Le fait de ne pas pouvoir céder l’entité dans un délai court a des implications fiscales. Au cours des trois premières années, elle sera exonérée de la cotisation minimale. A partir de l’année suivante, elle sera taxée à 3.000 DH au titre de cet impôt minimum. Une chose est sûre: nombreuses sont les sociétés qui trouveront preneurs avant l’expiration du délai de cinq ans.

Où sont les P2I?

La loi de finances a introduit des modifications majeures concernant la fiscalité internationale. Outre la suppression du taux réduit de l’IS pour les exportateurs, passé de 17,5% à 20% après cinq ans d’exonération, l’abrogation du régime des zones franches, le gouvernement a limité l’incitation fiscale aux sociétés opérant dans l’offshoring.
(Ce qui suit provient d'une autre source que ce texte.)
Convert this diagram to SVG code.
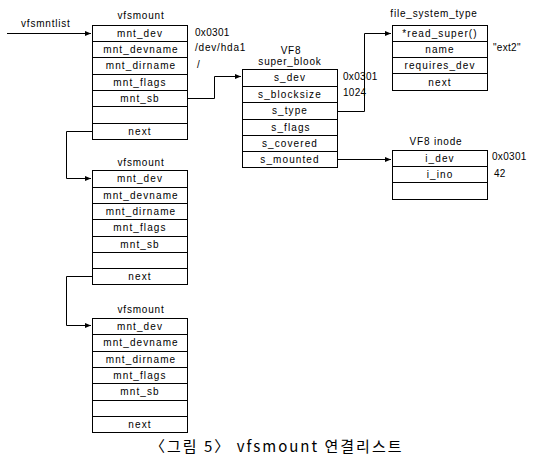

Mais comme le concept d’offshoring, à l’instar des zones franches, est associé au paradis fiscal, il a été requalifié en «externalisation».

Ainsi, les sociétés exerçant des activités d’externalisation (offshoring), exerçant à l’intérieur ou en dehors des plateformes industrielles intégrées, sont éligibles à l’exonération quinquennale de l’IS. Passé ce délai, elles seront imposées à un taux d'IS plafonné à 20%.

Malgré la publication de la circulaire de la Direction générale des impôts, d’autres questions ne sont toujours pas claires. Lors d’une récente réunion de la CGEM Marrakech-Safi, Khaled Zazou, directeur général des impôts par intérim, a tenu à apporter des clarifications.

Ainsi, l’exonération quinquennale de l’IS sera exclusivement dédiée aux sociétés exerçant une activité d’externalisation des services à l’intérieur ou à l’extérieur des plateformes industrielles intégrées dédiées. Il renvoie à la circulaire du chef du gouvernement (Cf. L’Economiste n°5675 du 14/01/2020) sur l’offre Maroc Offshoring, qui liste les activités éligibles. Sauf que les opérateurs concernés s’interrogent sur l’emplacement exact de ces P2I. Des espaces d’accueil des investisseurs non encore régis par aucun texte. Les ministres des Finances et de l’Industrie sont donc interpellés au sujet de la cartographie des P2I.